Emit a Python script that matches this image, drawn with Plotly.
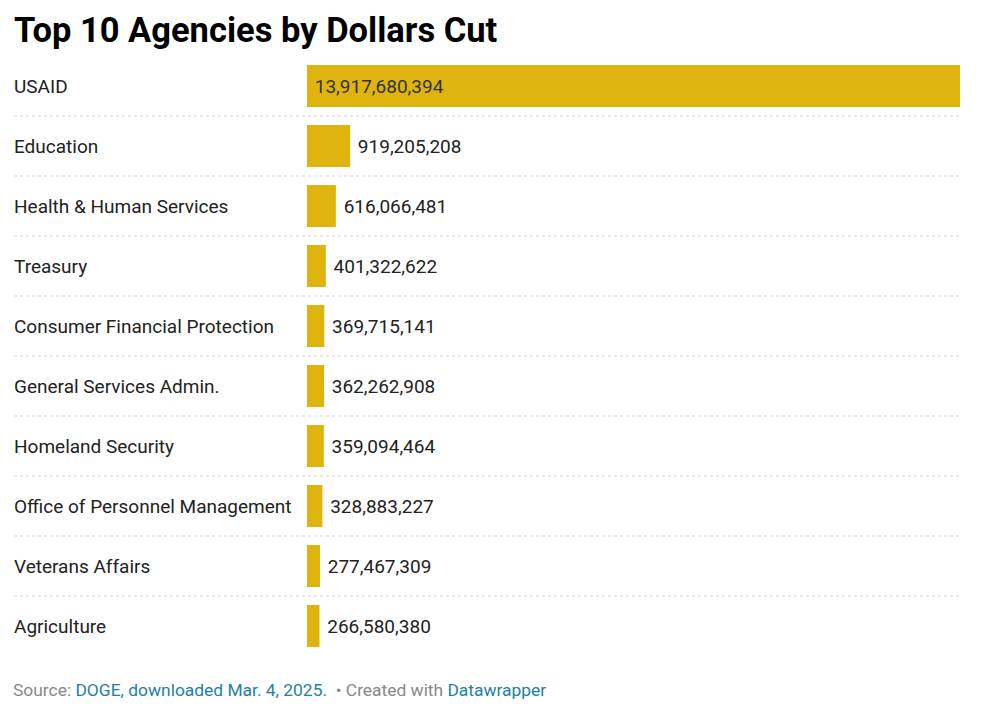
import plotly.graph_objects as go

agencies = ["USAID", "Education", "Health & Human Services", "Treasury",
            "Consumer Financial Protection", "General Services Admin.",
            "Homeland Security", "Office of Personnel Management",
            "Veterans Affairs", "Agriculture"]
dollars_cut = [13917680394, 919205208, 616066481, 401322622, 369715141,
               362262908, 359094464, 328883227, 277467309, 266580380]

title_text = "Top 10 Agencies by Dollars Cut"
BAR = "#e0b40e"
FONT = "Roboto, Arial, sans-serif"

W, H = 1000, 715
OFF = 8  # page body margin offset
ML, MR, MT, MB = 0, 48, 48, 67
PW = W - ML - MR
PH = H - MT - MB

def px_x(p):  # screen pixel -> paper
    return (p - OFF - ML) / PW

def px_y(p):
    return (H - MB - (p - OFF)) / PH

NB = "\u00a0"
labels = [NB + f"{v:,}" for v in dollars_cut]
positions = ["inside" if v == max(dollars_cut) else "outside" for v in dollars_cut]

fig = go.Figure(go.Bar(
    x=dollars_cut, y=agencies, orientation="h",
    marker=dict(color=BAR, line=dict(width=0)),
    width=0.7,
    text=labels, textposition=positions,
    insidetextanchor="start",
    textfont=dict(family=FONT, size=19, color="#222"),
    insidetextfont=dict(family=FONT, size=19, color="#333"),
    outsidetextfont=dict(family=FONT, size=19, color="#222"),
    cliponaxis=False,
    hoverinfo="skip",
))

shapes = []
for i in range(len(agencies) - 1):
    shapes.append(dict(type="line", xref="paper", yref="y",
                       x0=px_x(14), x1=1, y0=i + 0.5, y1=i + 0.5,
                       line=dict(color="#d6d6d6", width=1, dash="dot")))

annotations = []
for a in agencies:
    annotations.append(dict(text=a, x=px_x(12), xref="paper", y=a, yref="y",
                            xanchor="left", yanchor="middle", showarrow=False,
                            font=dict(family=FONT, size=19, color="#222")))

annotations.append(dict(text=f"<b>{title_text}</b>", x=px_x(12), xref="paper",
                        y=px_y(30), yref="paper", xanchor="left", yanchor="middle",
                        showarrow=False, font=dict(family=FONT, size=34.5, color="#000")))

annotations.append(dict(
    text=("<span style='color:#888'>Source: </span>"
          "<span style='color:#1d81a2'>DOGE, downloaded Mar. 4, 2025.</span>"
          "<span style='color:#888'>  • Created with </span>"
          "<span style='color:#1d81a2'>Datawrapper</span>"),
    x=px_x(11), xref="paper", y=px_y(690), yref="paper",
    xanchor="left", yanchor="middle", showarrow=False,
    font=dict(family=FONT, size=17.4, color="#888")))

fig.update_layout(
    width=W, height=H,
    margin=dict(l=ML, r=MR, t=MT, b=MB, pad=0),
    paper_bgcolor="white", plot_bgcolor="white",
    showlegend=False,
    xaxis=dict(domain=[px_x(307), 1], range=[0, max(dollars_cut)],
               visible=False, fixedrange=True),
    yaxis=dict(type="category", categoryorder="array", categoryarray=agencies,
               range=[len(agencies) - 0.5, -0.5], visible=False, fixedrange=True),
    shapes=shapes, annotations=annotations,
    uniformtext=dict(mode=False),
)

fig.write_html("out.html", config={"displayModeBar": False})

Task instructions: All of the data above should be quoted exactly, except for the pictures.

Result for this exercise:
Emit a Python script that matches this image, drawn with Plotly.
import plotly.graph_objects as go

agencies = ["USAID", "Education", "Health & Human Services", "Treasury",
            "Consumer Financial Protection", "General Services Admin.",
            "Homeland Security", "Office of Personnel Management",
            "Veterans Affairs", "Agriculture"]
dollars_cut = [13917680394, 919205208, 616066481, 401322622, 369715141,
               362262908, 359094464, 328883227, 277467309, 266580380]

title_text = "Top 10 Agencies by Dollars Cut"
BAR = "#e0b40e"
FONT = "Roboto, Arial, sans-serif"

W, H = 1000, 715
OFF = 8  # page body margin offset
ML, MR, MT, MB = 0, 48, 48, 67
PW = W - ML - MR
PH = H - MT - MB

def px_x(p):  # screen pixel -> paper
    return (p - OFF - ML) / PW

def px_y(p):
    return (H - MB - (p - OFF)) / PH

NB = "\u00a0"
labels = [NB + f"{v:,}" for v in dollars_cut]
positions = ["inside" if v == max(dollars_cut) else "outside" for v in dollars_cut]

fig = go.Figure(go.Bar(
    x=dollars_cut, y=agencies, orientation="h",
    marker=dict(color=BAR, line=dict(width=0)),
    width=0.7,
    text=labels, textposition=positions,
    insidetextanchor="start",
    textfont=dict(family=FONT, size=19, color="#222"),
    insidetextfont=dict(family=FONT, size=19, color="#333"),
    outsidetextfont=dict(family=FONT, size=19, color="#222"),
    cliponaxis=False,
    hoverinfo="skip",
))

shapes = []
for i in range(len(agencies) - 1):
    shapes.append(dict(type="line", xref="paper", yref="y",
                       x0=px_x(14), x1=1, y0=i + 0.5, y1=i + 0.5,
                       line=dict(color="#d6d6d6", width=1, dash="dot")))

annotations = []
for a in agencies:
    annotations.append(dict(text=a, x=px_x(12), xref="paper", y=a, yref="y",
                            xanchor="left", yanchor="middle", showarrow=False,
                            font=dict(family=FONT, size=19, color="#222")))

annotations.append(dict(text=f"<b>{title_text}</b>", x=px_x(12), xref="paper",
                        y=px_y(30), yref="paper", xanchor="left", yanchor="middle",
                        showarrow=False, font=dict(family=FONT, size=34.5, color="#000")))

annotations.append(dict(
    text=("<span style='color:#888'>Source: </span>"
          "<span style='color:#1d81a2'>DOGE, downloaded Mar. 4, 2025.</span>"
          "<span style='color:#888'>  • Created with </span>"
          "<span style='color:#1d81a2'>Datawrapper</span>"),
    x=px_x(11), xref="paper", y=px_y(690), yref="paper",
    xanchor="left", yanchor="middle", showarrow=False,
    font=dict(family=FONT, size=17.4, color="#888")))

fig.update_layout(
    width=W, height=H,
    margin=dict(l=ML, r=MR, t=MT, b=MB, pad=0),
    paper_bgcolor="white", plot_bgcolor="white",
    showlegend=False,
    xaxis=dict(domain=[px_x(307), 1], range=[0, max(dollars_cut)],
               visible=False, fixedrange=True),
    yaxis=dict(type="category", categoryorder="array", categoryarray=agencies,
               range=[len(agencies) - 0.5, -0.5], visible=False, fixedrange=True),
    shapes=shapes, annotations=annotations,
    uniformtext=dict(mode=False),
)

fig.write_html("out.html", config={"displayModeBar": False})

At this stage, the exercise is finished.